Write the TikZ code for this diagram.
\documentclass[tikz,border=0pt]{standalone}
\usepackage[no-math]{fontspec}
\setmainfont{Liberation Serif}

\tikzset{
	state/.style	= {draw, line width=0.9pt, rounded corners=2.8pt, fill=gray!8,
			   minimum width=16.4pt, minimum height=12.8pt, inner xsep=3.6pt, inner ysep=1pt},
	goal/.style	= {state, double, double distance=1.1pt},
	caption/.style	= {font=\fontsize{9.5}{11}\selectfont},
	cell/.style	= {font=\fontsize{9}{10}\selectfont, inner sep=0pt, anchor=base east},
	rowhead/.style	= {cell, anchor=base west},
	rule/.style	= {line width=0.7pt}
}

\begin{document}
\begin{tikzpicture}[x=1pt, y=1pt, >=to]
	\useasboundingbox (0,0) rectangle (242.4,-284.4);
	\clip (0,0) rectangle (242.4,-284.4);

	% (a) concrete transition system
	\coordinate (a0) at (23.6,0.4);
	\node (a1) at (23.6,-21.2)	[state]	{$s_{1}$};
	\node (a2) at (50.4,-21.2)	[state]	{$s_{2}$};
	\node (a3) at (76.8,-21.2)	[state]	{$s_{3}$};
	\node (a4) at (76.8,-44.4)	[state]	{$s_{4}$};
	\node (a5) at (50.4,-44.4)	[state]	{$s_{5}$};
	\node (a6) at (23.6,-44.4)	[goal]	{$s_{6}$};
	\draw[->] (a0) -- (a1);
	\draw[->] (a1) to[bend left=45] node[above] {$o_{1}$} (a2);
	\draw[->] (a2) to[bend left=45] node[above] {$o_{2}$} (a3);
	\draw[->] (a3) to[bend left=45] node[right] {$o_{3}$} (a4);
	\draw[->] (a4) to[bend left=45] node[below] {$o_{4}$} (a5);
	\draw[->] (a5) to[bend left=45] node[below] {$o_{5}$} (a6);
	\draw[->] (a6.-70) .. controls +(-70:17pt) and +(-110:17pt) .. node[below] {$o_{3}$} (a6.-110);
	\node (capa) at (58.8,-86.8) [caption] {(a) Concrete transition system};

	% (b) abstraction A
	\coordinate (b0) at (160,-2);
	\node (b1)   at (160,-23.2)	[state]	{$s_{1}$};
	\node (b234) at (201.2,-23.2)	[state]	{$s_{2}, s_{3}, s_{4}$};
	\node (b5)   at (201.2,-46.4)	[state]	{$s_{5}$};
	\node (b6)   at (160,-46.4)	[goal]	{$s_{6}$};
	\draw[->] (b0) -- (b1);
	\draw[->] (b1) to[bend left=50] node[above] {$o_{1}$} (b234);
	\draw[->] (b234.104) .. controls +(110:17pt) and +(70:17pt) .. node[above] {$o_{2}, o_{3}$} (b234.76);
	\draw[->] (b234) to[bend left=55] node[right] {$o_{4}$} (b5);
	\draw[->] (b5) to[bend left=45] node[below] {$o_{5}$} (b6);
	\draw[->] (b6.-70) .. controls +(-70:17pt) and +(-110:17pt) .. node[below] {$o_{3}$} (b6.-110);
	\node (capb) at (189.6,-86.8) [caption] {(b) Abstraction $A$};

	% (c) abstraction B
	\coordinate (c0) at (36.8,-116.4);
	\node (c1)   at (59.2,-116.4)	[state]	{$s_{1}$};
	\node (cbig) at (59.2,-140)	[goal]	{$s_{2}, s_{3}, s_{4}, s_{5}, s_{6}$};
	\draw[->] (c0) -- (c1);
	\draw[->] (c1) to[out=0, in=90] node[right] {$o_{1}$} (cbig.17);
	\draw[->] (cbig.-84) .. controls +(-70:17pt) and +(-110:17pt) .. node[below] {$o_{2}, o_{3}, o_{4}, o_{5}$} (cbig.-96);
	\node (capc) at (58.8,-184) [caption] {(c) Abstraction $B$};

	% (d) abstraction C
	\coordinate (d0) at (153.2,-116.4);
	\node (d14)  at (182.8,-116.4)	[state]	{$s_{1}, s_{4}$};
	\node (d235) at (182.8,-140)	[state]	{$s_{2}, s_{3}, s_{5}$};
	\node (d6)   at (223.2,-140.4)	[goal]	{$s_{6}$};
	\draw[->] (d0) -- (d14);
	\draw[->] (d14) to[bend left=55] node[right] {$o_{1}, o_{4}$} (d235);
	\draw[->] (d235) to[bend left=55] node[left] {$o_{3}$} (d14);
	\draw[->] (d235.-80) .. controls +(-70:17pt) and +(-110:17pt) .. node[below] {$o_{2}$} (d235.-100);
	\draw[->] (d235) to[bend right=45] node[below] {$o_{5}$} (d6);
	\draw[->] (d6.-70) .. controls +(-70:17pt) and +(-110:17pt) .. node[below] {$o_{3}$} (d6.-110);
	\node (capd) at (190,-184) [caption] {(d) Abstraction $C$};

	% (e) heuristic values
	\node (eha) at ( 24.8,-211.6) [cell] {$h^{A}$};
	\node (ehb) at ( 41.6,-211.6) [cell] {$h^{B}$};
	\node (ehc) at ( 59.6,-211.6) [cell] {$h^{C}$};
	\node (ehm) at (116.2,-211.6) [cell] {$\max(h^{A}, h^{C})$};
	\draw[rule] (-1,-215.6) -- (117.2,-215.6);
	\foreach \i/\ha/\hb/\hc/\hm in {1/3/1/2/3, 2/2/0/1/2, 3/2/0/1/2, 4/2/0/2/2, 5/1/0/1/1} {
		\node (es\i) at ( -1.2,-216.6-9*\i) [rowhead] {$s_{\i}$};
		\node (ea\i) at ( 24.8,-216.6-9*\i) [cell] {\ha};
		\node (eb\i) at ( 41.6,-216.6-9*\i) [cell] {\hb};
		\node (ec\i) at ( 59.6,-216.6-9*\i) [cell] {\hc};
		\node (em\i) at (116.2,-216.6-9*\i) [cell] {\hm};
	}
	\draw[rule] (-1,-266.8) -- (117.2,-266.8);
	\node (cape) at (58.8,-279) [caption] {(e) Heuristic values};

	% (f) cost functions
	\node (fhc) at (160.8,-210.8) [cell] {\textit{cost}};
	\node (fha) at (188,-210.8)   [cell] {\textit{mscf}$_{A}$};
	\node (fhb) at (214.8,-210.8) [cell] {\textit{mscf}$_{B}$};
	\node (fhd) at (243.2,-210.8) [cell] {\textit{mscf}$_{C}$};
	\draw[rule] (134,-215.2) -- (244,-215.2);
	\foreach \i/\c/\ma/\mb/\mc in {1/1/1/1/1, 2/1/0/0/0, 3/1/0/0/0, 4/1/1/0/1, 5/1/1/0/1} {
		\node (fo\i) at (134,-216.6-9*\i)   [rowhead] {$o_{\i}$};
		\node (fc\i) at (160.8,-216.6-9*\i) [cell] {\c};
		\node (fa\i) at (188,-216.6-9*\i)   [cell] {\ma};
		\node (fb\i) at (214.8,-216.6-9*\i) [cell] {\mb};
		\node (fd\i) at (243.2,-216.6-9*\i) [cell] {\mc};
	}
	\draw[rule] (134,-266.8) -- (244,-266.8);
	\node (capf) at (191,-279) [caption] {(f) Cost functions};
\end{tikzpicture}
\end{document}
##############################
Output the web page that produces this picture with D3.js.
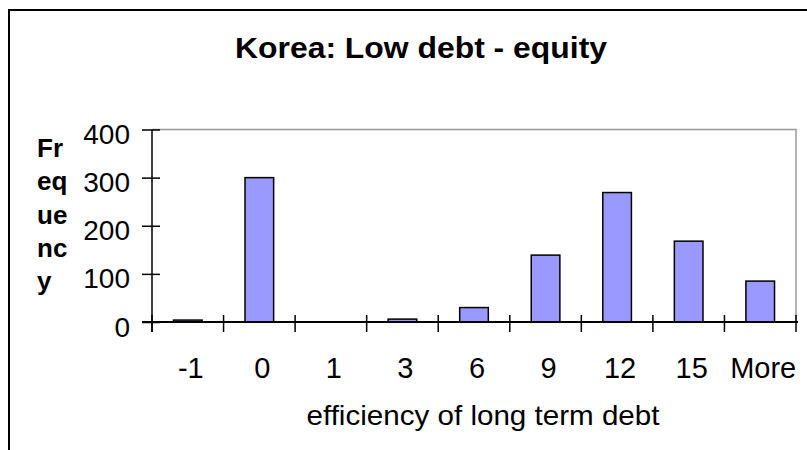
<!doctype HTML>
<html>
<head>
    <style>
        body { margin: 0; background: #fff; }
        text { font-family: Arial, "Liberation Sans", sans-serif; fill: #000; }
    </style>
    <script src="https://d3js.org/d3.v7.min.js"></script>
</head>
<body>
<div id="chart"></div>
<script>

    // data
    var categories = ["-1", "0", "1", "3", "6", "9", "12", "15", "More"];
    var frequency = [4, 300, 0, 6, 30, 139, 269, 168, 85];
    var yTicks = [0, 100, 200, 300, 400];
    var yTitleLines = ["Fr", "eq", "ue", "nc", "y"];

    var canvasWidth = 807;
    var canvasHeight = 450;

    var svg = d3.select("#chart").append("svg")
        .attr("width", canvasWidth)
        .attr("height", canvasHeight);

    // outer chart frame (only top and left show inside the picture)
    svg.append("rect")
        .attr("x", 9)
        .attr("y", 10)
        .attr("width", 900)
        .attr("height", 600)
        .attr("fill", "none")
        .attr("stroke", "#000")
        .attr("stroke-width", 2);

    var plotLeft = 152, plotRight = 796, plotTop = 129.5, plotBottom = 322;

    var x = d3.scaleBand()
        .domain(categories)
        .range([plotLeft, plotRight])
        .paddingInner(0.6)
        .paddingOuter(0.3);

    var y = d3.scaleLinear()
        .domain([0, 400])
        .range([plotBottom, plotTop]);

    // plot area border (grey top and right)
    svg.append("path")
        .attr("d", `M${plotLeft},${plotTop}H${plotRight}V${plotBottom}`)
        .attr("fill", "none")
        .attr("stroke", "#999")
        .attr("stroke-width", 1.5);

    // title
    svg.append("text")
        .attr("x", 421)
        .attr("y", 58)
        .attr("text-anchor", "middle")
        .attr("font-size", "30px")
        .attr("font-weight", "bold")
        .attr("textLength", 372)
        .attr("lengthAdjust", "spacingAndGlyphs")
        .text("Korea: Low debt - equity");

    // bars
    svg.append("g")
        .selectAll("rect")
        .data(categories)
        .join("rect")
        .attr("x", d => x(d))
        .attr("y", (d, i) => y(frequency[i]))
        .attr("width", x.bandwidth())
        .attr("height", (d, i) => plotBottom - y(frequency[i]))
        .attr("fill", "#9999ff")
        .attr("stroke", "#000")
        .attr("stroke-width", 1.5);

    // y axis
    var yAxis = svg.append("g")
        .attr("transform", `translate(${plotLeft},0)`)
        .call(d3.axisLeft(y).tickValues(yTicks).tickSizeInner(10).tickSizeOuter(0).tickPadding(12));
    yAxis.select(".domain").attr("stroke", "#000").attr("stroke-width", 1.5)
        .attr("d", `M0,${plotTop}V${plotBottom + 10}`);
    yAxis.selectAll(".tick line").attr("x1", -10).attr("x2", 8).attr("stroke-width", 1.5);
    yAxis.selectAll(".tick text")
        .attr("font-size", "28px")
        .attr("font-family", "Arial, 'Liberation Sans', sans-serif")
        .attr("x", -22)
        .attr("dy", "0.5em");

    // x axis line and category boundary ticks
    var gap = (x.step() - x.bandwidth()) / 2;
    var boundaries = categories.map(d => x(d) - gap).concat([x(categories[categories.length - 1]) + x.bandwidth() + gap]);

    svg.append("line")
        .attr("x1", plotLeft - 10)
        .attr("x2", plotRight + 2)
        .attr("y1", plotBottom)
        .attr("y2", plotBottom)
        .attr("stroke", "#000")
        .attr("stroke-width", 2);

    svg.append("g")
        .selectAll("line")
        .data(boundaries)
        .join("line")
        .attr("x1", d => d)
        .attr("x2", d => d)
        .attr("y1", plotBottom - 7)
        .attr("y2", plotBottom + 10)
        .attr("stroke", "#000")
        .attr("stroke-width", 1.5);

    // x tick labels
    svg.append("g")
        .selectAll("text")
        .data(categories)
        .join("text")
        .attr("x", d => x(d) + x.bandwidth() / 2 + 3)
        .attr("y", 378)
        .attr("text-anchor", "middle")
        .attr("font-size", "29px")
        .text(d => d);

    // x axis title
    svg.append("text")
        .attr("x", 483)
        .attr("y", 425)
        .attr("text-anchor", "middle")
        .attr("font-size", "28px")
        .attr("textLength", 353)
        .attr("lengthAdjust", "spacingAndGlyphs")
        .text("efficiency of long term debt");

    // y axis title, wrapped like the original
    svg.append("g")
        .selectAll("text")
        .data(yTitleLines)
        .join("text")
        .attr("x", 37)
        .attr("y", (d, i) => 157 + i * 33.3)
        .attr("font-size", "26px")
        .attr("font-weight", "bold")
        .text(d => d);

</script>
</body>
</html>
##############################
▸ Exercise aim
Filter the listing for the word "this" and copy every line that holds it.

▸ Task answer
Write the TikZ code for this diagram.
Output the web page that produces this picture with D3.js.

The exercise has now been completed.